# What you have to do
Copy the lines of the data below exactly, starting at the first and stopping after the line that contains "import numpy as np"; include no pictures.

# Available data
>> begin

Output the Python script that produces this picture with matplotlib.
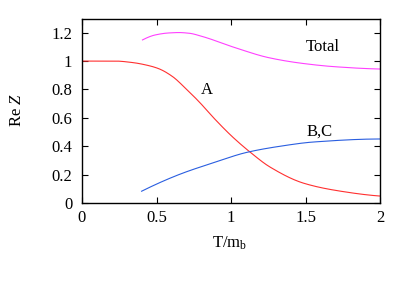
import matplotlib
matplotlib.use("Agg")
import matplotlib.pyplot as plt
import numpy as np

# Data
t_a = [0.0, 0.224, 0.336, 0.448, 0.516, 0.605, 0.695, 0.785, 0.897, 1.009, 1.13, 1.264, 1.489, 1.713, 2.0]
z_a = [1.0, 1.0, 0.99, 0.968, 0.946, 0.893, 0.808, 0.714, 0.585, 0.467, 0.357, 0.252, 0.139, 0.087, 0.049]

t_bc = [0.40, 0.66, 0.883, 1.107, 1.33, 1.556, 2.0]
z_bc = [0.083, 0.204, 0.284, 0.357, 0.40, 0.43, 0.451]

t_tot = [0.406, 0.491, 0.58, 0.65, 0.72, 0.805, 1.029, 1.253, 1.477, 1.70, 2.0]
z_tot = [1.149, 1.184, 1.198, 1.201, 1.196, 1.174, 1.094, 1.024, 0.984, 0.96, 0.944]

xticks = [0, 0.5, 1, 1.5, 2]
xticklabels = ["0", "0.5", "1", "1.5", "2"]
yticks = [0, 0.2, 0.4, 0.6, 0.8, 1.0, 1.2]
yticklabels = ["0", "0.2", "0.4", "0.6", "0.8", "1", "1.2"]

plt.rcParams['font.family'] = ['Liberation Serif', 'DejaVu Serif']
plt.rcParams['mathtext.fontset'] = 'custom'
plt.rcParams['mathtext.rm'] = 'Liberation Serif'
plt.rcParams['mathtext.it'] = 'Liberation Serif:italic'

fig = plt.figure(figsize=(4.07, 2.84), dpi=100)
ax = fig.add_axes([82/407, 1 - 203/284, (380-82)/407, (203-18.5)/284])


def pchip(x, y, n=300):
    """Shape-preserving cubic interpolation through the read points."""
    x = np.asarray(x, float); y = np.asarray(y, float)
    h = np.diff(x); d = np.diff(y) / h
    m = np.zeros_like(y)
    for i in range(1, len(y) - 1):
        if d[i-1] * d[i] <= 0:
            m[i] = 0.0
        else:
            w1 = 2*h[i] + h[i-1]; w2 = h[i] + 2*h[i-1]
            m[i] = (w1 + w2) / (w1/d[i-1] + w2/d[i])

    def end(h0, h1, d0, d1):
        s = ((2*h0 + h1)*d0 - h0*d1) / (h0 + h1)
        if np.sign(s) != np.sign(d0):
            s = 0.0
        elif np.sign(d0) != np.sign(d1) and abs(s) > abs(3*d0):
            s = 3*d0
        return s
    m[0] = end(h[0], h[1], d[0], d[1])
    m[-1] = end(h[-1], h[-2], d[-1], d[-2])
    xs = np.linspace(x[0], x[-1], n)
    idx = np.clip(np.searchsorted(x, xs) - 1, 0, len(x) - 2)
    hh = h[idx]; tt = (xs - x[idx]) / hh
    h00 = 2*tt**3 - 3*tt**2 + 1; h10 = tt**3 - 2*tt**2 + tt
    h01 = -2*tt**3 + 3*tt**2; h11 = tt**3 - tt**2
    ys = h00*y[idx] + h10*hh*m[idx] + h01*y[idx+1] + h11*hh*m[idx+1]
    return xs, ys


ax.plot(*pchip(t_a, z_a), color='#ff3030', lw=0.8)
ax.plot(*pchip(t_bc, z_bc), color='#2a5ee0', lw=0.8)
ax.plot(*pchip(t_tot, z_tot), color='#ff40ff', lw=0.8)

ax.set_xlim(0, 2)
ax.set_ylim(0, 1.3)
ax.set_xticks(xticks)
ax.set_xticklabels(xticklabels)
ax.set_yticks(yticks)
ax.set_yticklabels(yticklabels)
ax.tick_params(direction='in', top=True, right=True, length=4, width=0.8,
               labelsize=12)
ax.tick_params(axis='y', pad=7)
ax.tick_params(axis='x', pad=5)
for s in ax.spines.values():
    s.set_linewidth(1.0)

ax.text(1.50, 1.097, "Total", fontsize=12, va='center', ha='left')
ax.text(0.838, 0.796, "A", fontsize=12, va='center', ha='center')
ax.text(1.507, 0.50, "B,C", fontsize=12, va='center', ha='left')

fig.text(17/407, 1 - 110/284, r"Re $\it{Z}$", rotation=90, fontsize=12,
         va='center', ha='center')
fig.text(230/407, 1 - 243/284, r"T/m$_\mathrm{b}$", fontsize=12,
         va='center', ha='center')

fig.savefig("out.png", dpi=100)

>> end

# Final result
Output the Python script that produces this picture with matplotlib.
import matplotlib
matplotlib.use("Agg")
import matplotlib.pyplot as plt
import numpy as np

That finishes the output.